El ser humano está siempre en condición de anhelo, en una búsqueda incesante por crecer. El Papa Francisco encarnó ese espíritu de constante crecimiento, de apertura al otro y salida al encuentro. Un jesuita hasta la médula, con un corazón en permanente peregrinar.
Francisco ejercitó el diálogo como pocos. Su palabra, lejos de imponer o confrontar, era “desarmante”, como ha dicho Gianni Valente. En su hablar y escuchar, comprendió que las grandes revelaciones espirituales sólo cobran sentido cuando se comparten, cuando se inscriben en una comunidad. Sabía con quién hablar y, sobre todo, de qué hablar. No se perdió en disputas estériles ni en laberintos argumentativos ajenos a la vida real; en cambio, regresó a la sencillez radical del Evangelio: amar, servir y caminar junto a las y los demás.
Fue un hombre profundamente atento a los debates de su tiempo. No le eran ajenos los dilemas éticos de la tecnología, los derechos humanos o el futuro del planeta. Hizo del cuidado de la Casa Común una prioridad de su pontificado. En la encíclica Laudato Si’ insistió en que la crisis ecológica es también una crisis social y que la degradación del medio ambiente es inseparable de la exclusión de los pobres. En una época marcada por la indiferencia, insistió en que la Iglesia debe ofrecer una voz crítica y esperanzadora frente a los desafíos del presente.
Ignacio de Loyola decía que el amor debe manifestarse más en obras que en palabras, y Francisco hizo de esta máxima su guía y estilo de vida. Para él, la fe es compromiso y movimiento: es la disposición por salir de la comodidad para abrazar la realidad concreta de las personas, especialmente las que sufren. Las y los descartados, como él decía: migrantes, víctimas, personas pobres o privadas de su libertad.
La actual crisis de liderazgo en el mundo, marcada por el autoritarismo y la posverdad, demanda líderes capaces de discernir y dispuestos a dialogar. Personas comprometidas a actuar con justicia, guiadas por pautas de empatía profunda. Francisco fue ejemplar en ese sentido: mostró que un líder auténtico no se alimenta de la imposición de su voz, sino que escucha, acoge y construye con el otro.
Nunca olvidaremos su sencillez, que constaté en un par de audiencias a las que tuve el enorme privilegio de asistir. Era un hombre ajeno a la pompa y el boato. Más aún: a pesar de la inmensidad de su responsabilidad, reconocía sus debilidades y las abrazaba con humildad.

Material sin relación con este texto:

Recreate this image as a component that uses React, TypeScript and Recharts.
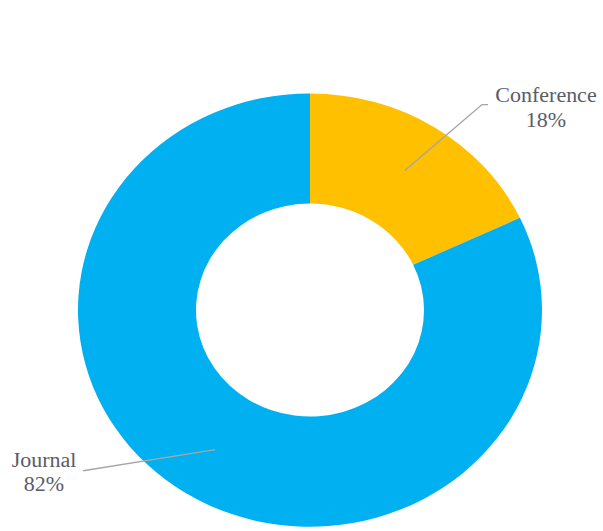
import React from 'react';
import { PieChart, Pie, Cell } from 'recharts';

const CATEGORIES = ['Conference', 'Journal'];
const SHARES = [18, 82];
const COLORS = ['#FFC000', '#00B0F0'];

const DATA = CATEGORIES.map((name, i) => ({ name, value: SHARES[i] }));

const RADIAN = Math.PI / 180;
const SQUASH = 0.934; // the source picture is slightly flattened vertically
const TEXT = '#5a5d68';
const LINE = '#a6a6a6';
const FONT = "'Liberation Serif', 'Times New Roman', serif";

// callout placement (relative to the pie centre), one entry per slice
const CALLOUTS = [
    { elbow: [172, -220], end: [178, -220], text: [236, -218] },
    { elbow: null, end: [-227, 172], text: [-266, 172] },
];

const renderLabel = (props: any) => {
    const { cx, cy, midAngle, innerRadius, outerRadius, index, name, percent } = props;
    const r = (innerRadius + outerRadius) / 2 + 4;
    const sx = cx + r * Math.cos(-midAngle * RADIAN);
    const sy = cy + r * Math.sin(-midAngle * RADIAN);
    const c = CALLOUTS[index];
    const pts = [[sx, sy]];
    if (c.elbow) pts.push([cx + c.elbow[0], cy + c.elbow[1]]);
    pts.push([cx + c.end[0], cy + c.end[1]]);
    const tx = cx + c.text[0];
    const ty = cy + c.text[1];
    return (
        <g>
            <polyline
                points={pts.map((p) => p.join(',')).join(' ')}
                fill="none"
                stroke={LINE}
                strokeWidth={1.5}
            />
            <text x={tx} y={ty} textAnchor="middle" fill={TEXT}
                style={{ fontFamily: FONT, fontSize: 22 }}>
                <tspan x={tx} dy="-0.2em">{name}</tspan>
                <tspan x={tx} dy="1.2em">{`${Math.round(percent * 100)}%`}</tspan>
            </text>
        </g>
    );
};

export default function App() {
    return (
        <div style={{ position: 'fixed', top: 0, left: 0, width: 603, height: 531, overflow: 'hidden', background: '#fff' }}>
            <div style={{ transform: `scaleY(${SQUASH})`, transformOrigin: '0 0' }}>
                <PieChart width={603} height={571} margin={{ top: 0, right: 0, bottom: 0, left: 0 }}>
                    <Pie
                        data={DATA}
                        dataKey="value"
                        nameKey="name"
                        cx={310}
                        cy={332}
                        innerRadius={114}
                        outerRadius={232}
                        startAngle={90}
                        endAngle={-270}
                        stroke="none"
                        label={renderLabel}
                        labelLine={false}
                        isAnimationActive={false}
                    >
                        {DATA.map((d, i) => (
                            <Cell key={d.name} fill={COLORS[i]} />
                        ))}
                    </Pie>
                </PieChart>
            </div>
        </div>
    );
}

Una de las mujeres que lo educó en su infancia nos dejó una imagen imborrable: era el arzobispo que llegaba en autobús de línea, sin secretario ni acompañantes, para tomar un té con las religiosas que rezaban por él. Siempre que podía, incluso siendo mayor, regresaba en autobús a visitarlas, manteniendo ese vínculo de gratitud.
Algunas imágenes suyas han quedado grabadas en la historia. Su figura en la Plaza de San Pedro la noche del Cónclave, envuelto en un abrigo oscuro, casi anónimo entre la multitud; su rostro en el metro de Buenos Aires, entre la gente; sus manos lavando los pies de reclusos durante el Jueves Santo; o sus pasos en los campos de refugiados, llevando consuelo a quienes lo han perdido todo.
Su elección del nombre Francisco no fue casual. Al igual que San Francisco de Asís, quien renunció a la riqueza para servir a los más necesitados, el Papa Francisco creyó en el camino de la humildad.
Rechazó el apartamento pontificio en el Palacio Apostólico y optó por residir en un departamento común. Sustituyó el trono de oro por una silla de madera, y, en lugar de la estola roja bordada en oro, prefirió una más sencilla.
Francisco nos deja el testimonio de una vida en diálogo con Dios y con los olvidados. Nos enseña que la fe no es una voz que impone, sino una conversación que transforma. En su ejemplo encontramos una invitación a seguir caminando, a salir al encuentro: un recordatorio a mantener la luz de la esperanza en tiempos de oscuridad pues, como escribió, la esperanza no defrauda.
Gracias por tanto, hermano Francisco. Ya nos encontraremos al final del camino.
Rector de la Universidad Iberoamericana CDMX.